Harrogate millionaire in £2m bid to end stand-off

Harrogate businesswoman Jan Fletcher. (S)

Harrogate businesswoman Jan Fletcher. (S)

Millionaire businesswoman Jan Fletcher has moved to try to end her stand-off with Leeds City Council over money it is owed from her failed Leeds Arena legal challenge.

Council bosses recently announced they were bringing a bankruptcy action against Ms Fletcher, who owes the local authority £2m in interim costs following the arena case.

But, during an initial bankruptcy hearing at Harrogate County Court last Wednesday, her legal team said she would be making an offer to the council regarding the costs. The hearing was adjourned, leaving the council waiting to see what form the entrepreneur’s offer would take.

A Leeds City Council spokeswoman said: “We are determined to pursue recovery of the very significant costs to us of defending this case and will look at any offer very closely to see if Ms Fletcher can come forward with credible proposals for meeting her debts to council taxpayers in Leeds.”

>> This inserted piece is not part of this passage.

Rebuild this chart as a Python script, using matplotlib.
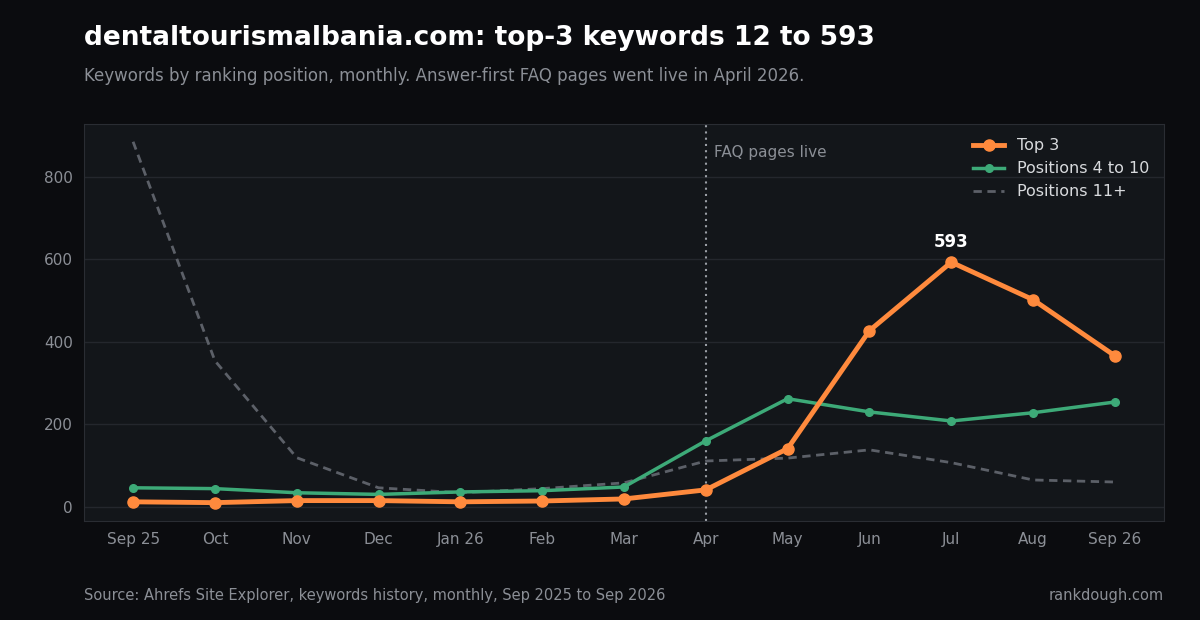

Ms Fletcher took the council to court following its decision in 2008 to make Clay Pit Lane, in Leeds city centre, the home of the arena. It had been thought that Sweet Street in Holbeck - a site owned by her Harrogate-based Montpellier Estates firm - and land next to Leeds United’s Elland Road ground were the only places in contention to win the scheme.

In the event, the council chose the Clay Pit Lane location and decided to build the venue itself.

Ms Fletcher alleged she had been duped by council bosses into competing in a sham selection process.

Rejecting the £40m damages claim in February last year, Mr Justice Supperstone described her evidence as “unsatisfactory” and said she had a “tendency to exaggerate”.

At a hearing last October, the same judge gave Ms Fletcher four weeks to pay the council’s interim costs but no money was forthcoming.

Council chiefs have previously issued Ms Fletcher’s Montpellier firm with a winding-up petition. Receivers were called in on several pieces of property owned by the company, including the land at Sweet Street as well as the firm’s HQ in Cold Bath Road.

Speaking after her original court defeat last February, Ms Fletcher said she remained “passionate” about Leeds. The one-time businesswoman of the year added: “Anyone who knew what went on in this arena bid will understand why we took this action against Leeds City Council.”